Although the leitmotif of the concert is contrasting traditions, the programme proves that canonical works of Western music can harmoniously combine with the works derived from a completely different culture.
This difference is represented by The Butterfly Lovers, a violin concerto being a joint work of two Chinese composers: Hen Zhanhao and Chen Gang. The work was created in 1959, when they were students of the Shanghai Conservatoire, but it gained popularity only in the 1970s, when the political situation in the China thawed. The composition is based on the Chinese legend of Zhu Yingtai and Liang Shanboa. Unable to be together in life, they connect with each other after death as a pair of butterflies.
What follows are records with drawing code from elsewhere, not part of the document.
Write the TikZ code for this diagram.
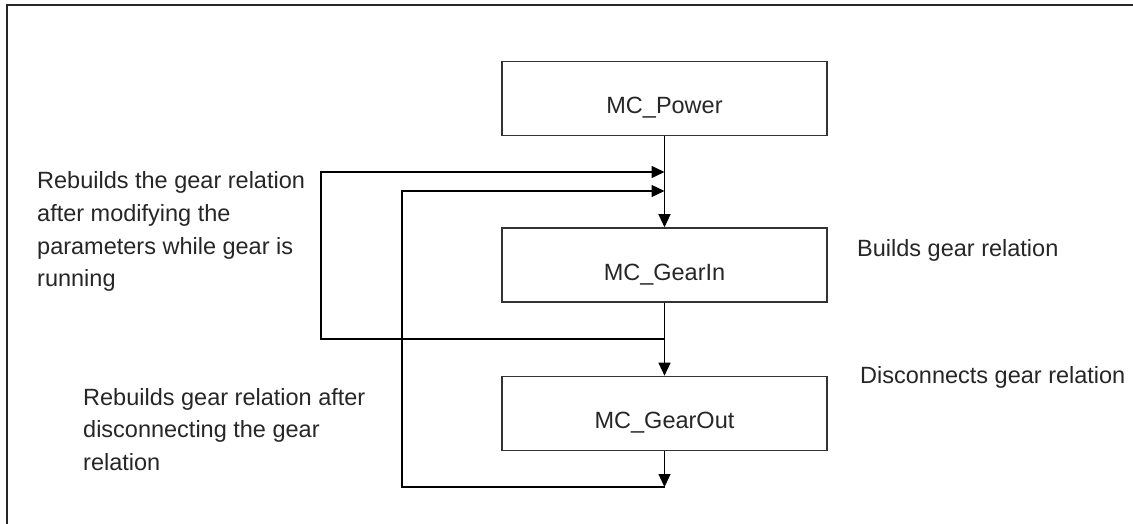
\documentclass[tikz,border=0pt]{standalone}
\usepackage{fontspec}
\setmainfont{Liberation Sans}
\usetikzlibrary{arrows.meta}
\tikzset{
  px/.style={x={(1pt,0)},y={(0,-1pt)}},
  txt/.style={inner sep=0pt, align=left, font=\fontsize{23.5}{32.7}\selectfont, text=black!85},
  fb/.style={draw=black!80, line width=1.6pt, minimum width=325pt, minimum height=74pt, inner sep=0pt,
             font=\fontsize{23.5}{28}\selectfont, text=black!85, text height=30pt, text depth=0pt},
  conn/.style={draw=black, line width=1.3pt},
  arr/.style={conn, -{Triangle[length=13pt,width=12pt]}},
  frame/.style={draw=black!85, line width=1.5pt}
}
\begin{document}
\begin{tikzpicture}[px]
\useasboundingbox (0,0) rectangle (1133,524);
\draw[frame] (7,524) -- (7,5) -- (1133,5);

\node[fb] (power)   at (664.5,98.5)  {MC\_Power};
\node[fb] (gearin)  at (664.5,265)   {MC\_GearIn};
\node[fb] (gearout) at (664.5,413.5) {MC\_GearOut};

\coordinate (t1)  at (664.5,172);
\coordinate (t2)  at (664.5,191);
\coordinate (j1)  at (664.5,339);
\coordinate (c1a) at (321,339);
\coordinate (c1b) at (321,172);
\coordinate (e2)  at (664.5,487);
\coordinate (c2a) at (402,487);
\coordinate (c2b) at (402,191);

\draw[arr] (power) -- (gearin);
\draw[arr] (gearin) -- (gearout);
\draw[arr] (j1) -- (c1a) -- (c1b) -- (t1);
\draw[arr] (gearout) -- (e2);
\draw[arr] (e2) -- (c2a) -- (c2b) -- (t2);

\node[txt, anchor=base west] (l1) at (37,286.8) {Rebuilds the gear relation\\after modifying the\\parameters while gear is\\running};
\node[txt, anchor=base west] (l2) at (83,470.4) {Rebuilds gear relation after\\disconnecting the gear\\relation};
\node[txt, anchor=base west] (r1) at (857,256.7) {Builds gear relation};
\node[txt, anchor=base west] (r2) at (860,383) {Disconnects gear relation};
\end{tikzpicture}
\end{document}
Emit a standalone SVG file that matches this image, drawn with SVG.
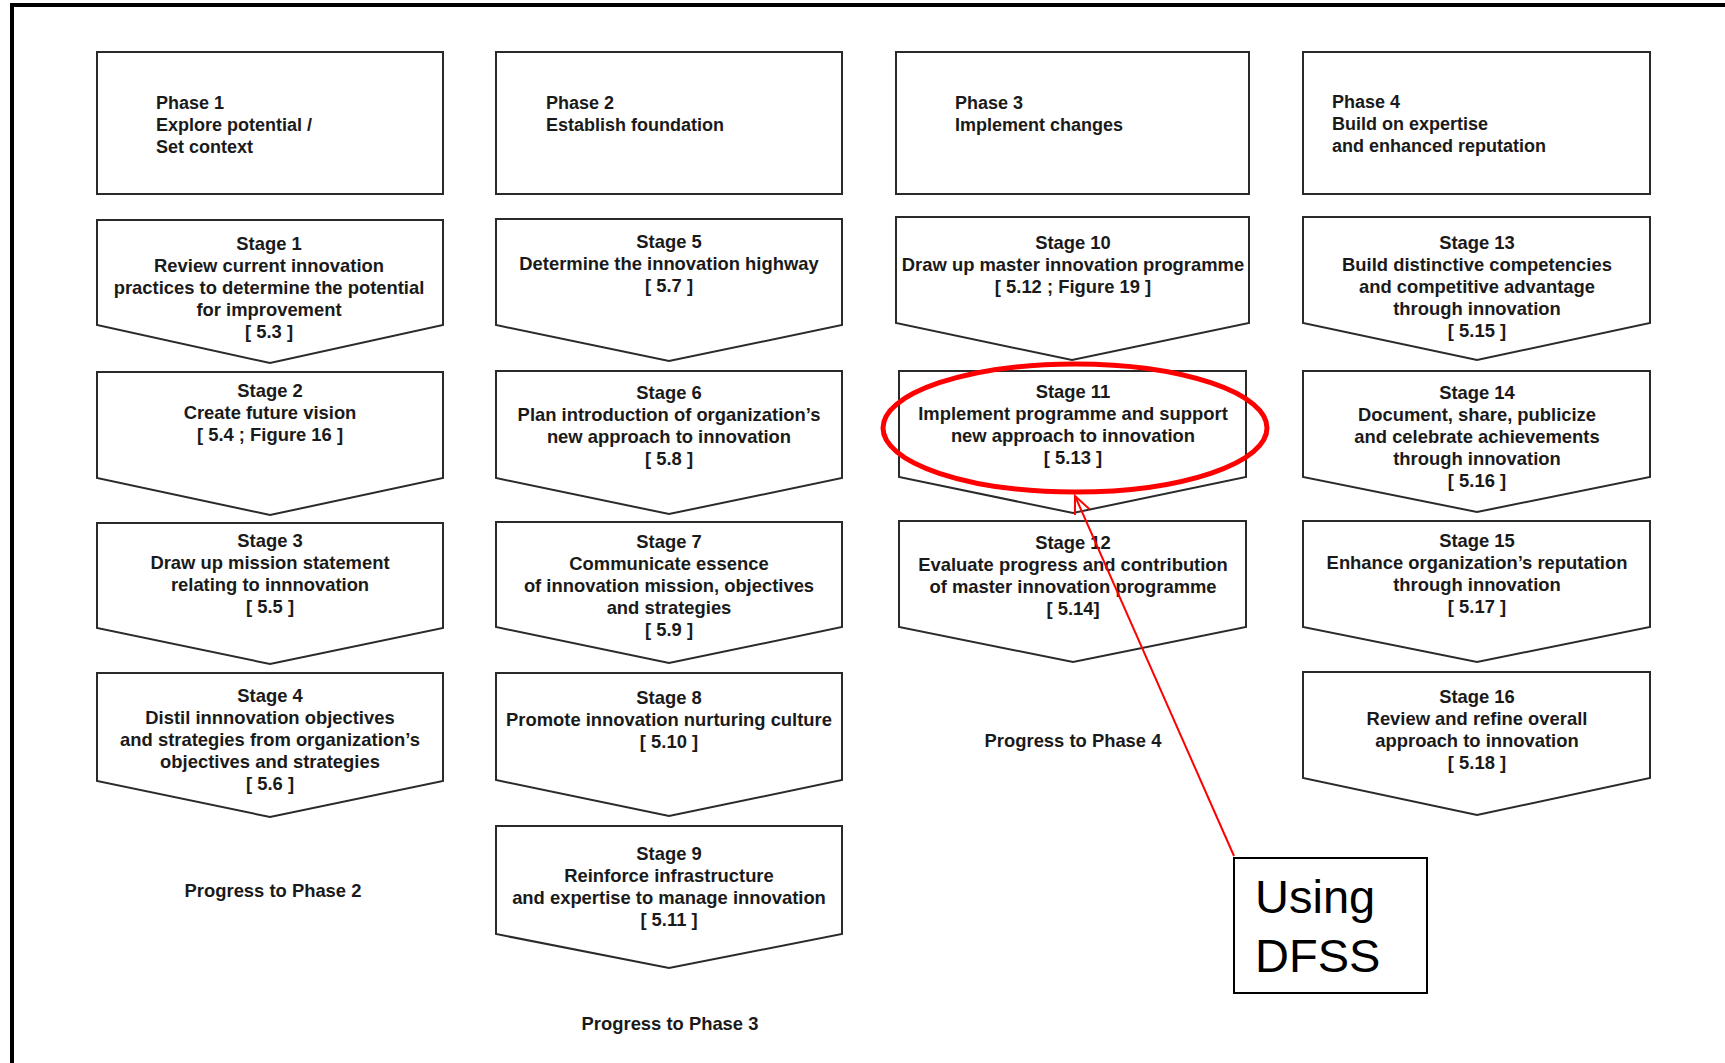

The work of Chinese composers is emotional and pleasing to the ear, and colourful orchestration brings to mind film music. The pentatonic scale, widely used here, associated with the music of the East, gives it an exotic colour, and orchestra includes guban, a Chinese percussion instrument. The solo part places high demands on the performer. It is effective, but at the same time harmoniously combined with the orchestra's narrative.
Both the Egmont Overture, a part of incidental music written to a drama by Wolfgang Goethe, and Symphony No. 7 in A major are among the most popular compositions by Ludwig van Beethoven. In the former, the cloudy beginning contrasts with the energetic and optimistic ending. The latter was called by Richard Wagner “the apotheosis of dance”. This term aptly characterises this symphony full of life and momentum. The melody used in the finale appears in another composition by Beethoven, in his arrangement of the Irish folk song Save me from the grave and wise.